Required work: Type out the data exactly as given. Skip any image.

Collected data:
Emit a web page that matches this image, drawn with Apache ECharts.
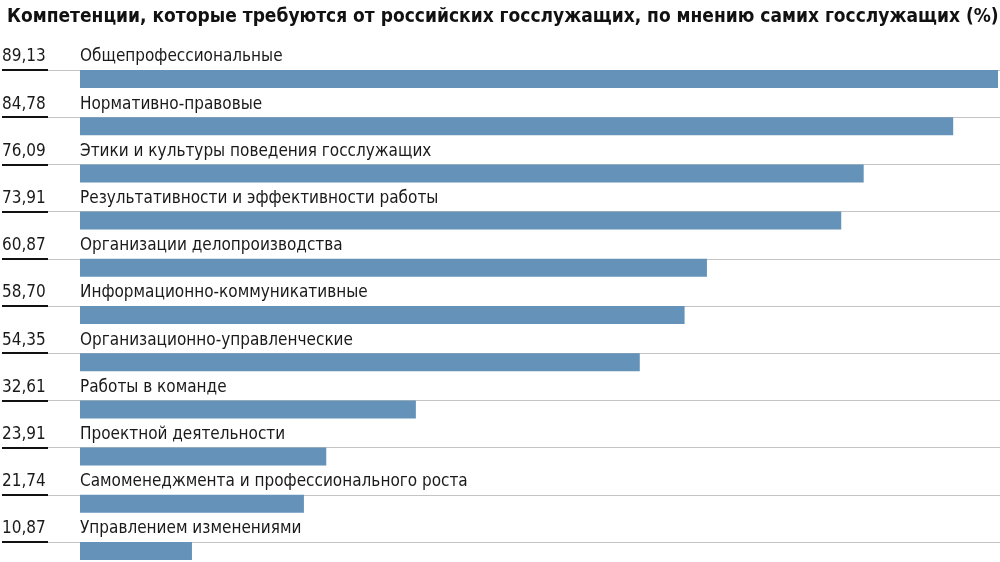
<!DOCTYPE html>
<html><head><meta charset="utf-8">
<script src="https://cdn.jsdelivr.net/npm/echarts@6/dist/echarts.min.js"></script>
<style>html,body{margin:0;padding:0;background:#fff}#c{width:1000px;height:562px}</style>
</head><body><div id="c"></div>
<script>
var titleText = 'Компетенции, которые требуются от российских госслужащих, по мнению самих госслужащих (%)';
var categories = ['Общепрофессиональные','Нормативно-правовые','Этики и культуры поведения госслужащих','Результативности и эффективности работы','Организации делопроизводства','Информационно-коммуникативные','Организационно-управленческие','Работы в команде','Проектной деятельности','Самоменеджмента и профессионального роста','Управлением изменениями'];
var values = [89.13,84.78,76.09,73.91,60.87,58.70,54.35,32.61,23.91,21.74,10.87];

var FONT = "'DejaVu Sans Condensed','Liberation Sans Narrow',sans-serif";
function fmt(v){return v.toFixed(2).replace('.', ',');}

var chart = echarts.init(document.getElementById('c'));
chart.setOption({
  animation:false,
  backgroundColor:'#fff',
  title:{text:titleText,left:2,top:3,textStyle:{fontFamily:FONT,fontWeight:'bold',fontSize:19,color:'#111'}},
  grid:[
    {left:80,right:2,top:79,height:472,containLabel:false},
    {left:48,right:0,top:70,height:472,containLabel:false}
  ],
  xAxis:[
    {gridIndex:0,type:'value',min:0,max:'dataMax',show:false},
    {gridIndex:1,type:'value',min:0,max:1,show:false}
  ],
  yAxis:[
    {gridIndex:0,type:'category',inverse:true,boundaryGap:false,data:categories,show:false},
    {gridIndex:1,type:'category',inverse:true,data:categories.slice(1),
     axisLine:{show:false},axisLabel:{show:false},
     axisTick:{show:true,length:46,lineStyle:{color:'#111',width:2}},
     splitLine:{show:true,lineStyle:{color:'#c4c4c4',width:1}}}
  ],
  series:[{
    type:'bar',xAxisIndex:0,yAxisIndex:0,data:values,barWidth:18,z:3,clip:false,
    itemStyle:{color:'#6592b8'},
    label:{show:true,position:[-78,-13],align:'left',verticalAlign:'middle',
      formatter:function(p){return '{v|'+fmt(p.value)+'}{n|'+categories[p.dataIndex]+'}';},
      rich:{v:{width:78,fontSize:17,fontFamily:FONT,color:'#1a1a1a'},n:{fontSize:17,fontFamily:FONT,color:'#1a1a1a'}}}
  }]
});
</script></body></html>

Answer to the problem:
Emit a web page that matches this image, drawn with Apache ECharts.
<!DOCTYPE html>
<html><head><meta charset="utf-8">
<script src="https://cdn.jsdelivr.net/npm/echarts@6/dist/echarts.min.js"></script>
<style>html,body{margin:0;padding:0;background:#fff}#c{width:1000px;height:562px}</style>
</head><body><div id="c"></div>
<script>
var titleText = 'Компетенции, которые требуются от российских госслужащих, по мнению самих госслужащих (%)';
var categories = ['Общепрофессиональные','Нормативно-правовые','Этики и культуры поведения госслужащих','Результативности и эффективности работы','Организации делопроизводства','Информационно-коммуникативные','Организационно-управленческие','Работы в команде','Проектной деятельности','Самоменеджмента и профессионального роста','Управлением изменениями'];
var values = [89.13,84.78,76.09,73.91,60.87,58.70,54.35,32.61,23.91,21.74,10.87];

var FONT = "'DejaVu Sans Condensed','Liberation Sans Narrow',sans-serif";
function fmt(v){return v.toFixed(2).replace('.', ',');}

var chart = echarts.init(document.getElementById('c'));
chart.setOption({
  animation:false,
  backgroundColor:'#fff',
  title:{text:titleText,left:2,top:3,textStyle:{fontFamily:FONT,fontWeight:'bold',fontSize:19,color:'#111'}},
  grid:[
    {left:80,right:2,top:79,height:472,containLabel:false},
    {left:48,right:0,top:70,height:472,containLabel:false}
  ],
  xAxis:[
    {gridIndex:0,type:'value',min:0,max:'dataMax',show:false},
    {gridIndex:1,type:'value',min:0,max:1,show:false}
  ],
  yAxis:[
    {gridIndex:0,type:'category',inverse:true,boundaryGap:false,data:categories,show:false},
    {gridIndex:1,type:'category',inverse:true,data:categories.slice(1),
     axisLine:{show:false},axisLabel:{show:false},
     axisTick:{show:true,length:46,lineStyle:{color:'#111',width:2}},
     splitLine:{show:true,lineStyle:{color:'#c4c4c4',width:1}}}
  ],
  series:[{
    type:'bar',xAxisIndex:0,yAxisIndex:0,data:values,barWidth:18,z:3,clip:false,
    itemStyle:{color:'#6592b8'},
    label:{show:true,position:[-78,-13],align:'left',verticalAlign:'middle',
      formatter:function(p){return '{v|'+fmt(p.value)+'}{n|'+categories[p.dataIndex]+'}';},
      rich:{v:{width:78,fontSize:17,fontFamily:FONT,color:'#1a1a1a'},n:{fontSize:17,fontFamily:FONT,color:'#1a1a1a'}}}
  }]
});
</script></body></html>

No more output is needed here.